Not all of this is bad luck, given the frequency with which opposition power plays are finding their way through seams and creating brilliant looks with east-west puck movement against Vancouver this season. To the eye, it looks as if the Canucks penalty kill makes it difficult for the opposition to set up and is structurally sound, but is error-prone in execution, especially when it comes to handling east-west puck movement. That’s burned the Canucks repeatedly, and may continue to.

If the club can get Blueger and Derek Forbort back into the lineup, that could give the penalty kill a boost.
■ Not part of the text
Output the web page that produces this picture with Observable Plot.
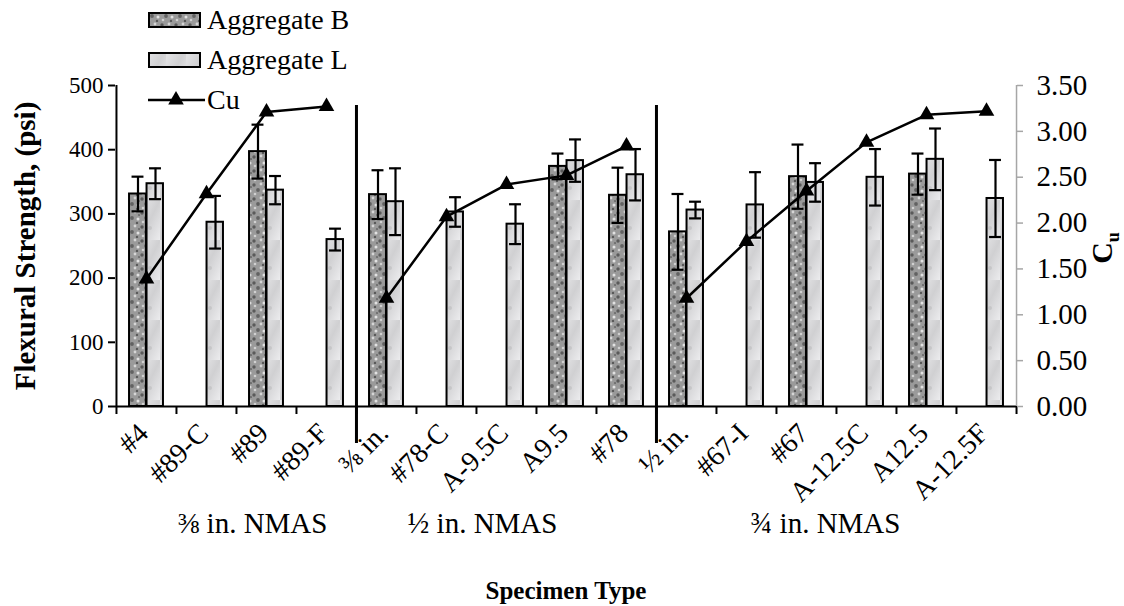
<!DOCTYPE html>
<html>
<head>
<meta charset="utf-8">
<script src="https://cdn.jsdelivr.net/npm/d3@7"></script>
<script src="https://cdn.jsdelivr.net/npm/@observablehq/plot@0.6"></script>
<style>
  body { margin: 0; background: #fff; }
  #wrap { position: relative; width: 1124px; height: 606px; font-family: "Liberation Serif", serif; color: #000; }
  #legend { position: absolute; left: 146px; top: 0; font-size: 28px; }
  .row { display: flex; align-items: center; height: 40px; }
  .row span { margin-left: 2px; }
  #cuTitle { position: absolute; left: 1104px; top: 248px; transform: translate(-50%, -50%) rotate(-90deg); font-size: 30px; font-weight: bold; white-space: nowrap; }
  #cuTitle sub { font-size: 18px; }
</style>
</head>
<body>
<svg width="0" height="0" style="position:absolute">
  <defs>
    <pattern id="patB" patternUnits="userSpaceOnUse" width="14" height="14">
      <rect width="14" height="14" fill="#9a9a9a"/>
      <circle cx="2" cy="3" r="1.7" fill="#5a5a5a"/>
      <circle cx="9" cy="2" r="1.4" fill="#d6d6d6"/>
      <circle cx="6" cy="8" r="1.9" fill="#626262"/>
      <circle cx="12" cy="9" r="1.5" fill="#e2e2e2"/>
      <circle cx="3" cy="12" r="1.3" fill="#d0d0d0"/>
      <circle cx="11" cy="13" r="1.2" fill="#585858"/>
      <circle cx="13" cy="5" r="1.1" fill="#6c6c6c"/>
    </pattern>
    <linearGradient id="gradL" x1="0" y1="0" x2="1" y2="1">
      <stop offset="0" stop-color="#e8e8ea"/>
      <stop offset="0.5" stop-color="#d0d0d2"/>
      <stop offset="1" stop-color="#ececee"/>
    </linearGradient>
    <pattern id="patL" patternUnits="userSpaceOnUse" width="20" height="40">
      <rect width="20" height="40" fill="url(#gradL)"/>
      <circle cx="10" cy="28" r="2" fill="#bfbfc2" opacity="0.7"/>
    </pattern>
  </defs>
</svg>
<div id="wrap">
  <div id="chart"></div>
  <div id="legend"></div>
  <div id="cuTitle">C<sub>u</sub></div>
</div>
<script>
// ---- data ----
const categories = ["#4", "#89-C", "#89", "#89-F", "⅜ in.", "#78-C", "A-9.5C", "A9.5", "#78", "½ in.", "#67-I", "#67", "A-12.5C", "A12.5", "A-12.5F"];
const groups = ["⅜ in. NMAS", "⅜ in. NMAS", "⅜ in. NMAS", "⅜ in. NMAS",
  "½ in. NMAS", "½ in. NMAS", "½ in. NMAS", "½ in. NMAS", "½ in. NMAS",
  "¾ in. NMAS", "¾ in. NMAS", "¾ in. NMAS", "¾ in. NMAS", "¾ in. NMAS", "¾ in. NMAS"];
const aggB    = [331, null, 397, null, 330, null, null, 374, 329, 272, null, 358, null, 362, null];
const aggBErr = [27,  null, 42,  null, 38,  null, null, 20,  43,  59,  null, 50,  null, 32,  null];
const aggL    = [347, 287, 337, 260, 319, 303, 284, 383, 361, 306, 314, 349, 357, 385, 324];
const aggLErr = [24,  41,  22,  17,  52,  23,  31,  33,  40,  13,  51,  30,  44,  48,  60];
const cu      = [1.39, 2.32, 3.21, 3.27, 1.18, 2.07, 2.42, 2.52, 2.84, 1.18, 1.80, 2.35, 2.88, 3.18, 3.22];
const leftTicks = [0, 100, 200, 300, 400, 500];
const cuTicks = [0, 0.5, 1.0, 1.5, 2.0, 2.5, 3.0, 3.5];
const seriesNames = ["Aggregate B", "Aggregate L", "Cu"];
const groupLabelAt = ["#89", "A-9.5C", "#67"];
const groupLabelDx = [-14, -24, 19];

// ---- layout ----
const W = 1124, H = 606, mL = 115, mR = 108, mT = 85, mB = 200;
const bw = (W - mL - mR) / categories.length;
const leftMax = leftTicks[leftTicks.length - 1], rightMax = cuTicks[cuTicks.length - 1];
const k = leftMax / rightMax;

const rows = categories.map((c, i) => ({cat: c, group: groups[i], b: aggB[i], bErr: aggBErr[i], l: aggL[i], lErr: aggLErr[i], cu: cu[i]}));
const rowsB = rows.filter(d => d.b != null);
const groupNames = [...new Set(groups)];
const groupStarts = groupNames.slice(1).map(g => categories[groups.indexOf(g)]);

const half = bw / 2, barW = 17, capW = 6;

const groupLabelMarks = groupNames.map((g, i) =>
  Plot.text([g], {x: () => groupLabelAt[i], text: d => d, frameAnchor: "bottom", lineAnchor: "middle", dy: 117, dx: groupLabelDx[i], fontSize: 29}));

const chart = Plot.plot({
  width: W, height: H,
  marginLeft: mL, marginRight: mR, marginTop: mT, marginBottom: mB,
  x: {type: "band", domain: categories, padding: 0},
  y: {domain: [0, leftMax]},
  style: {fontFamily: "Liberation Serif, serif", fontSize: "22px", color: "black", background: "white", overflow: "visible"},
  marks: [
    // bars
    Plot.barY(rowsB, {x: "cat", y: "b", fill: "url(#patB)", stroke: "black", strokeWidth: 2, insetLeft: half - barW, insetRight: half}),
    Plot.barY(rows, {x: "cat", y: "l", fill: "url(#patL)", stroke: "black", strokeWidth: 2, insetLeft: half + 0.5, insetRight: half - barW}),
    // error bars
    Plot.ruleX(rowsB, {x: "cat", y1: d => d.b - d.bErr, y2: d => d.b + d.bErr, dx: -barW / 2, strokeWidth: 2.2}),
    Plot.tickY(rowsB, {x: "cat", y: d => d.b + d.bErr, insetLeft: half - barW / 2 - capW, insetRight: half + barW / 2 - capW, strokeWidth: 2.2}),
    Plot.tickY(rowsB, {x: "cat", y: d => d.b - d.bErr, insetLeft: half - barW / 2 - capW, insetRight: half + barW / 2 - capW, strokeWidth: 2.2}),
    Plot.ruleX(rows, {x: "cat", y1: d => d.l - d.lErr, y2: d => d.l + d.lErr, dx: barW / 2 + 0.5, strokeWidth: 2.2}),
    Plot.tickY(rows, {x: "cat", y: d => d.l + d.lErr, insetLeft: half + barW / 2 + 0.5 - capW, insetRight: half - barW / 2 - 0.5 - capW, strokeWidth: 2.2}),
    Plot.tickY(rows, {x: "cat", y: d => d.l - d.lErr, insetLeft: half + barW / 2 + 0.5 - capW, insetRight: half - barW / 2 - 0.5 - capW, strokeWidth: 2.2}),
    // group separators
    Plot.ruleX(groupStarts, {x: d => d, dx: -half, insetTop: 20, insetBottom: -37, strokeWidth: 3}),
    // x axis boundary ticks
    Plot.ruleX(categories, {x: d => d, dx: -half, insetTop: H - mT - mB, insetBottom: -8, strokeWidth: 2}),
    Plot.ruleX(categories.slice(-1), {x: d => d, dx: half, insetTop: H - mT - mB, insetBottom: -8, strokeWidth: 2}),
    // axis lines
    Plot.ruleY([0], {strokeWidth: 2}),
    Plot.ruleX(categories.slice(0, 1), {x: d => d, dx: -half, strokeWidth: 2}),
    Plot.ruleX(categories.slice(-1), {x: d => d, dx: half, stroke: "#a6a6a6", strokeWidth: 1.5}),
    // Cu line
    Plot.line(rows, {x: "cat", y: d => d.cu * k, z: "group", stroke: "black", strokeWidth: 2.5}),
    Plot.dot(rows, {x: "cat", y: d => d.cu * k, symbol: "triangle", r: 5.8, fill: "black", stroke: "none"}),
    // axes
    Plot.axisY(leftTicks, {anchor: "left", tickSize: 7, tickPadding: 5, strokeWidth: 2, label: null, fontSize: 23}),
    Plot.axisY(cuTicks.map(c => c * k), {anchor: "right", tickSize: 6, tickPadding: 14, stroke: "#a6a6a6", strokeWidth: 1.5, fill: "black", label: null, fontSize: 29, tickFormat: d => (d / k).toFixed(2)}),
    Plot.axisX({tickSize: 0, tickPadding: 22, tickRotate: -45, dx: -3, label: null, fontSize: 28}),
    // titles and group labels
    Plot.text(["Flexural Strength, (psi)"], {frameAnchor: "left", textAnchor: "middle", rotate: -90, dx: -90, fontWeight: "bold", fontSize: 29}),
    Plot.text(["Specimen Type"], {frameAnchor: "bottom", lineAnchor: "middle", dy: 184, fontWeight: "bold", fontSize: 25}),
    ...groupLabelMarks
  ]
});

document.getElementById("chart").appendChild(chart);

// legend
const legend = d3.select("#legend");
seriesNames.forEach((name, i) => {
  const row = legend.append("div").attr("class", "row");
  const svg = row.append("svg").attr("width", 59).attr("height", 24);
  if (i < 2) {
    svg.append("rect").attr("x", 3).attr("y", 5).attr("width", 51).attr("height", 14)
      .attr("fill", i === 0 ? "url(#patB)" : "url(#patL)").attr("stroke", "black").attr("stroke-width", 2);
  } else {
    svg.append("line").attr("x1", 2).attr("x2", 59).attr("y1", 12).attr("y2", 12).attr("stroke", "black").attr("stroke-width", 2.5);
    svg.append("path").attr("d", d3.symbol(d3.symbolTriangle, Math.PI * 5.8 * 5.8)()).attr("transform", "translate(30,12)").attr("fill", "black");
  }
  row.append("span").text(name);
});
</script>
</body>
</html>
Still, I’d expect the penalty kill to struggle to be even average over the balance of the season, given the defensive personnel on hand and what we’ve seen through the first 30 games.

Summary

Based on their underlying profile, the Canucks are poor-to-unremarkable in every phase of the game.

If this team has a standout trait, in fact, through the first 30 games, it’s its defensive permissiveness, which is probably linked to the club falling beneath a baseline level of functionality at centre. That flaw has thoroughly sabotaged this team.

If we price in Vancouver’s slow start, and that both of the teams accompanying the Canucks in the cellar of the Western Conference standings at the moment, the Calgary Flames and Nashville Predators, have significantly more auspicious underlying profiles, it becomes crystal clear that any potential climb up the standings is likely to prove daunting.

Even if we think that the power-play effectiveness will improve, that there’s a some chance of save percentage regression for Vancouver short-handed, and even if the Canucks’ centre depth gets a significant boost as players like Chytil and Blueger return to the lineup, this side’s level of five-on-five play is low enough to prevent the team from getting hot down the stretch without a preponderance of bounces. And that’s before we consider the likelihood that Vancouver will weaken its roster by executing seller trades prior to the trade deadline.

This season, the Canucks genuinely look like a high draft lottery odds calibre team. And that’s even if everything goes right from this point forward.